• **Task requirements**
The data below should be printed in full, exactly, and without any of its images.

• **Supplied data**
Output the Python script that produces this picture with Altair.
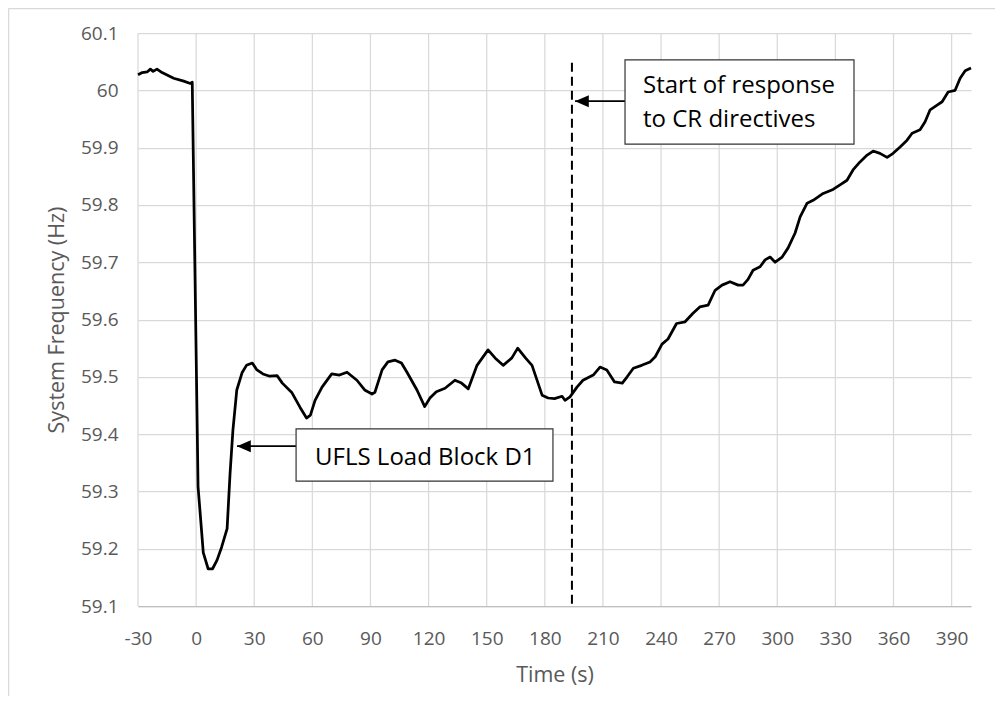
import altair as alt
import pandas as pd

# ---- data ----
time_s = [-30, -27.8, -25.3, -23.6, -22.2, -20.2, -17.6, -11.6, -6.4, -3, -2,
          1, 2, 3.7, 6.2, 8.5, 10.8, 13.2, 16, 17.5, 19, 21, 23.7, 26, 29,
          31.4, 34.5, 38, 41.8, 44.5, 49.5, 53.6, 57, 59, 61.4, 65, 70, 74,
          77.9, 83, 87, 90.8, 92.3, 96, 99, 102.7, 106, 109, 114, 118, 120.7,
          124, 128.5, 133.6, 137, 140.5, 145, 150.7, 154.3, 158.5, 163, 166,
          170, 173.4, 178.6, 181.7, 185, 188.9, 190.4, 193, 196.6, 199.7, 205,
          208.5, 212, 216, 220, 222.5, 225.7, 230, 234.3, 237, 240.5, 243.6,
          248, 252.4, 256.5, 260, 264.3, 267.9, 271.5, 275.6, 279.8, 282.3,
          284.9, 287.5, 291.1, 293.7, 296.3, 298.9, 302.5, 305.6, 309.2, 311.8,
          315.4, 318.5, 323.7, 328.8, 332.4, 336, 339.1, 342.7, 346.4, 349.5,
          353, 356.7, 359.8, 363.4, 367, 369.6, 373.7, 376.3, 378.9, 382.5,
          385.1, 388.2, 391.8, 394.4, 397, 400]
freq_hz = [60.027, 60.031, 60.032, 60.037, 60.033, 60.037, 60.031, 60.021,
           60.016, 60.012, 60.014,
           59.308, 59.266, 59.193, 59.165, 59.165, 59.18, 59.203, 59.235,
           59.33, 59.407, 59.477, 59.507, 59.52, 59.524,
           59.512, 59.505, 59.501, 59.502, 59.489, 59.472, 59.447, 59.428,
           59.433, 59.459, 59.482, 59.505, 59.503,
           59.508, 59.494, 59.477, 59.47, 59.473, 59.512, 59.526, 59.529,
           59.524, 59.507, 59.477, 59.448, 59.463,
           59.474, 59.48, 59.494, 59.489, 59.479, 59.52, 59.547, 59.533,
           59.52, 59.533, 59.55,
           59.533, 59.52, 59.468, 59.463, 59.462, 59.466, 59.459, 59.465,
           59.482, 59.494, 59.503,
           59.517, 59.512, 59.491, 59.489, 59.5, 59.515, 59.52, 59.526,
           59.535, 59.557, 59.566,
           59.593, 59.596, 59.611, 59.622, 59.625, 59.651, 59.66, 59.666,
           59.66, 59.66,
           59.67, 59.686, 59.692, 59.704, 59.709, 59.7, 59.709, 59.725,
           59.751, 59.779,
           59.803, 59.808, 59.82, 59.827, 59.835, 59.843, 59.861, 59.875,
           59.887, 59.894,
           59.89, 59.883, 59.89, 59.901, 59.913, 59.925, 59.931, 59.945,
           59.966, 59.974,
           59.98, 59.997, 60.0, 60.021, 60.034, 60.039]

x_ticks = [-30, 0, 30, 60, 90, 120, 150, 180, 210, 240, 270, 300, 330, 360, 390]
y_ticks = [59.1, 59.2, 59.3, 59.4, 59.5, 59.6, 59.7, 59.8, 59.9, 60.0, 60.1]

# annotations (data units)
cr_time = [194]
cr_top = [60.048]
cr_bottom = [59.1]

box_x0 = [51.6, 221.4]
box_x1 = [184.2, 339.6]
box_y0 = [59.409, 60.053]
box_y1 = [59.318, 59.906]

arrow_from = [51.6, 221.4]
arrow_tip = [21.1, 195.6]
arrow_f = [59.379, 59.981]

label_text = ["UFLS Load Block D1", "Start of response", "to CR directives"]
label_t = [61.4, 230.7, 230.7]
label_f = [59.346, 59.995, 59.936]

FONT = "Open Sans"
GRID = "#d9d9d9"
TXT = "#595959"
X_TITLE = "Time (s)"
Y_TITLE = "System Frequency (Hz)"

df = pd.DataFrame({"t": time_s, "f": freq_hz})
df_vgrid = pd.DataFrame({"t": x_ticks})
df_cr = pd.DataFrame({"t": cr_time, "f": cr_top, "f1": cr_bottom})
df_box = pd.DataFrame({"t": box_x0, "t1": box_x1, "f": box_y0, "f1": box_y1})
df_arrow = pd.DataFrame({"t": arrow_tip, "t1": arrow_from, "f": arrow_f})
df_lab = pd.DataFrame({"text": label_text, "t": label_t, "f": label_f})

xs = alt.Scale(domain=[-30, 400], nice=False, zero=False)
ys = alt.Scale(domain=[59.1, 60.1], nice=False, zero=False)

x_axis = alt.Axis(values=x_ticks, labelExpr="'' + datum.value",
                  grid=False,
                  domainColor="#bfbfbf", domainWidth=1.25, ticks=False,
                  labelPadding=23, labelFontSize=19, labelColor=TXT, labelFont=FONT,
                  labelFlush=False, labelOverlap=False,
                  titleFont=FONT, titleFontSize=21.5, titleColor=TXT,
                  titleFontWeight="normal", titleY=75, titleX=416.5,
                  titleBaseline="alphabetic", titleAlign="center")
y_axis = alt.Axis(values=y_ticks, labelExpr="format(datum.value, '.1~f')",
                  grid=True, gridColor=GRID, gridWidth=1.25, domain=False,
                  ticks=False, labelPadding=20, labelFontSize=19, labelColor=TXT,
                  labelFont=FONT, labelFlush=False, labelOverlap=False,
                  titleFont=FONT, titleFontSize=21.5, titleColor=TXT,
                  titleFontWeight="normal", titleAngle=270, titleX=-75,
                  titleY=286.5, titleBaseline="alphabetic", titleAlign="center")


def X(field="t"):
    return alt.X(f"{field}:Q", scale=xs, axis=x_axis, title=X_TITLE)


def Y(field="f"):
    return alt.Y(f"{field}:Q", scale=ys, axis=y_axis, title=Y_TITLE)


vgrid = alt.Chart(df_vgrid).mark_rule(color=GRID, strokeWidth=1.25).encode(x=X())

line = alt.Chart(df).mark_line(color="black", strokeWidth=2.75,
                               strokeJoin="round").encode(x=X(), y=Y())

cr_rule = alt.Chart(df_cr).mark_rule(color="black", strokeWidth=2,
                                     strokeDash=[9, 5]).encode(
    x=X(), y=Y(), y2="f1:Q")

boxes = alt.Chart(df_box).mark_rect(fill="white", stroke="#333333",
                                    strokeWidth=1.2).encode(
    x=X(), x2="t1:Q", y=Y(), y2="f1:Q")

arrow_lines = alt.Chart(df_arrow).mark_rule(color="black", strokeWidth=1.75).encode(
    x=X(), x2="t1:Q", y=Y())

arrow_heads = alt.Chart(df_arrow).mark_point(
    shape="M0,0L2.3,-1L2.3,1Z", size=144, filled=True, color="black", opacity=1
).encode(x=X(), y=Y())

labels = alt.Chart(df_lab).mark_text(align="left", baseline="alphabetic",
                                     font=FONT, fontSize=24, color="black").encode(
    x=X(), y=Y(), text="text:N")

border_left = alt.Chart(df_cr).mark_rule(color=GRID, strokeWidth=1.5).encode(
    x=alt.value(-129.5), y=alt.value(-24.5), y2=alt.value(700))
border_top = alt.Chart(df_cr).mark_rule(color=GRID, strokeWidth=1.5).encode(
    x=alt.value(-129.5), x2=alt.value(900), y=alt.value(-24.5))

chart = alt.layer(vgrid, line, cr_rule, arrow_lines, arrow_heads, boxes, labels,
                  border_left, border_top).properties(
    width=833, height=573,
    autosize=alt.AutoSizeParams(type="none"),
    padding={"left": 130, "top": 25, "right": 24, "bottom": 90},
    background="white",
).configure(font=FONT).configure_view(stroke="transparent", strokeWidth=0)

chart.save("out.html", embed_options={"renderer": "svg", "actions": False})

• **Correct answer**
Output the Python script that produces this picture with Altair.
import altair as alt
import pandas as pd

# ---- data ----
time_s = [-30, -27.8, -25.3, -23.6, -22.2, -20.2, -17.6, -11.6, -6.4, -3, -2,
          1, 2, 3.7, 6.2, 8.5, 10.8, 13.2, 16, 17.5, 19, 21, 23.7, 26, 29,
          31.4, 34.5, 38, 41.8, 44.5, 49.5, 53.6, 57, 59, 61.4, 65, 70, 74,
          77.9, 83, 87, 90.8, 92.3, 96, 99, 102.7, 106, 109, 114, 118, 120.7,
          124, 128.5, 133.6, 137, 140.5, 145, 150.7, 154.3, 158.5, 163, 166,
          170, 173.4, 178.6, 181.7, 185, 188.9, 190.4, 193, 196.6, 199.7, 205,
          208.5, 212, 216, 220, 222.5, 225.7, 230, 234.3, 237, 240.5, 243.6,
          248, 252.4, 256.5, 260, 264.3, 267.9, 271.5, 275.6, 279.8, 282.3,
          284.9, 287.5, 291.1, 293.7, 296.3, 298.9, 302.5, 305.6, 309.2, 311.8,
          315.4, 318.5, 323.7, 328.8, 332.4, 336, 339.1, 342.7, 346.4, 349.5,
          353, 356.7, 359.8, 363.4, 367, 369.6, 373.7, 376.3, 378.9, 382.5,
          385.1, 388.2, 391.8, 394.4, 397, 400]
freq_hz = [60.027, 60.031, 60.032, 60.037, 60.033, 60.037, 60.031, 60.021,
           60.016, 60.012, 60.014,
           59.308, 59.266, 59.193, 59.165, 59.165, 59.18, 59.203, 59.235,
           59.33, 59.407, 59.477, 59.507, 59.52, 59.524,
           59.512, 59.505, 59.501, 59.502, 59.489, 59.472, 59.447, 59.428,
           59.433, 59.459, 59.482, 59.505, 59.503,
           59.508, 59.494, 59.477, 59.47, 59.473, 59.512, 59.526, 59.529,
           59.524, 59.507, 59.477, 59.448, 59.463,
           59.474, 59.48, 59.494, 59.489, 59.479, 59.52, 59.547, 59.533,
           59.52, 59.533, 59.55,
           59.533, 59.52, 59.468, 59.463, 59.462, 59.466, 59.459, 59.465,
           59.482, 59.494, 59.503,
           59.517, 59.512, 59.491, 59.489, 59.5, 59.515, 59.52, 59.526,
           59.535, 59.557, 59.566,
           59.593, 59.596, 59.611, 59.622, 59.625, 59.651, 59.66, 59.666,
           59.66, 59.66,
           59.67, 59.686, 59.692, 59.704, 59.709, 59.7, 59.709, 59.725,
           59.751, 59.779,
           59.803, 59.808, 59.82, 59.827, 59.835, 59.843, 59.861, 59.875,
           59.887, 59.894,
           59.89, 59.883, 59.89, 59.901, 59.913, 59.925, 59.931, 59.945,
           59.966, 59.974,
           59.98, 59.997, 60.0, 60.021, 60.034, 60.039]

x_ticks = [-30, 0, 30, 60, 90, 120, 150, 180, 210, 240, 270, 300, 330, 360, 390]
y_ticks = [59.1, 59.2, 59.3, 59.4, 59.5, 59.6, 59.7, 59.8, 59.9, 60.0, 60.1]

# annotations (data units)
cr_time = [194]
cr_top = [60.048]
cr_bottom = [59.1]

box_x0 = [51.6, 221.4]
box_x1 = [184.2, 339.6]
box_y0 = [59.409, 60.053]
box_y1 = [59.318, 59.906]

arrow_from = [51.6, 221.4]
arrow_tip = [21.1, 195.6]
arrow_f = [59.379, 59.981]

label_text = ["UFLS Load Block D1", "Start of response", "to CR directives"]
label_t = [61.4, 230.7, 230.7]
label_f = [59.346, 59.995, 59.936]

FONT = "Open Sans"
GRID = "#d9d9d9"
TXT = "#595959"
X_TITLE = "Time (s)"
Y_TITLE = "System Frequency (Hz)"

df = pd.DataFrame({"t": time_s, "f": freq_hz})
df_vgrid = pd.DataFrame({"t": x_ticks})
df_cr = pd.DataFrame({"t": cr_time, "f": cr_top, "f1": cr_bottom})
df_box = pd.DataFrame({"t": box_x0, "t1": box_x1, "f": box_y0, "f1": box_y1})
df_arrow = pd.DataFrame({"t": arrow_tip, "t1": arrow_from, "f": arrow_f})
df_lab = pd.DataFrame({"text": label_text, "t": label_t, "f": label_f})

xs = alt.Scale(domain=[-30, 400], nice=False, zero=False)
ys = alt.Scale(domain=[59.1, 60.1], nice=False, zero=False)

x_axis = alt.Axis(values=x_ticks, labelExpr="'' + datum.value",
                  grid=False,
                  domainColor="#bfbfbf", domainWidth=1.25, ticks=False,
                  labelPadding=23, labelFontSize=19, labelColor=TXT, labelFont=FONT,
                  labelFlush=False, labelOverlap=False,
                  titleFont=FONT, titleFontSize=21.5, titleColor=TXT,
                  titleFontWeight="normal", titleY=75, titleX=416.5,
                  titleBaseline="alphabetic", titleAlign="center")
y_axis = alt.Axis(values=y_ticks, labelExpr="format(datum.value, '.1~f')",
                  grid=True, gridColor=GRID, gridWidth=1.25, domain=False,
                  ticks=False, labelPadding=20, labelFontSize=19, labelColor=TXT,
                  labelFont=FONT, labelFlush=False, labelOverlap=False,
                  titleFont=FONT, titleFontSize=21.5, titleColor=TXT,
                  titleFontWeight="normal", titleAngle=270, titleX=-75,
                  titleY=286.5, titleBaseline="alphabetic", titleAlign="center")


def X(field="t"):
    return alt.X(f"{field}:Q", scale=xs, axis=x_axis, title=X_TITLE)


def Y(field="f"):
    return alt.Y(f"{field}:Q", scale=ys, axis=y_axis, title=Y_TITLE)


vgrid = alt.Chart(df_vgrid).mark_rule(color=GRID, strokeWidth=1.25).encode(x=X())

line = alt.Chart(df).mark_line(color="black", strokeWidth=2.75,
                               strokeJoin="round").encode(x=X(), y=Y())

cr_rule = alt.Chart(df_cr).mark_rule(color="black", strokeWidth=2,
                                     strokeDash=[9, 5]).encode(
    x=X(), y=Y(), y2="f1:Q")

boxes = alt.Chart(df_box).mark_rect(fill="white", stroke="#333333",
                                    strokeWidth=1.2).encode(
    x=X(), x2="t1:Q", y=Y(), y2="f1:Q")

arrow_lines = alt.Chart(df_arrow).mark_rule(color="black", strokeWidth=1.75).encode(
    x=X(), x2="t1:Q", y=Y())

arrow_heads = alt.Chart(df_arrow).mark_point(
    shape="M0,0L2.3,-1L2.3,1Z", size=144, filled=True, color="black", opacity=1
).encode(x=X(), y=Y())

labels = alt.Chart(df_lab).mark_text(align="left", baseline="alphabetic",
                                     font=FONT, fontSize=24, color="black").encode(
    x=X(), y=Y(), text="text:N")

border_left = alt.Chart(df_cr).mark_rule(color=GRID, strokeWidth=1.5).encode(
    x=alt.value(-129.5), y=alt.value(-24.5), y2=alt.value(700))
border_top = alt.Chart(df_cr).mark_rule(color=GRID, strokeWidth=1.5).encode(
    x=alt.value(-129.5), x2=alt.value(900), y=alt.value(-24.5))

chart = alt.layer(vgrid, line, cr_rule, arrow_lines, arrow_heads, boxes, labels,
                  border_left, border_top).properties(
    width=833, height=573,
    autosize=alt.AutoSizeParams(type="none"),
    padding={"left": 130, "top": 25, "right": 24, "bottom": 90},
    background="white",
).configure(font=FONT).configure_view(stroke="transparent", strokeWidth=0)

chart.save("out.html", embed_options={"renderer": "svg", "actions": False})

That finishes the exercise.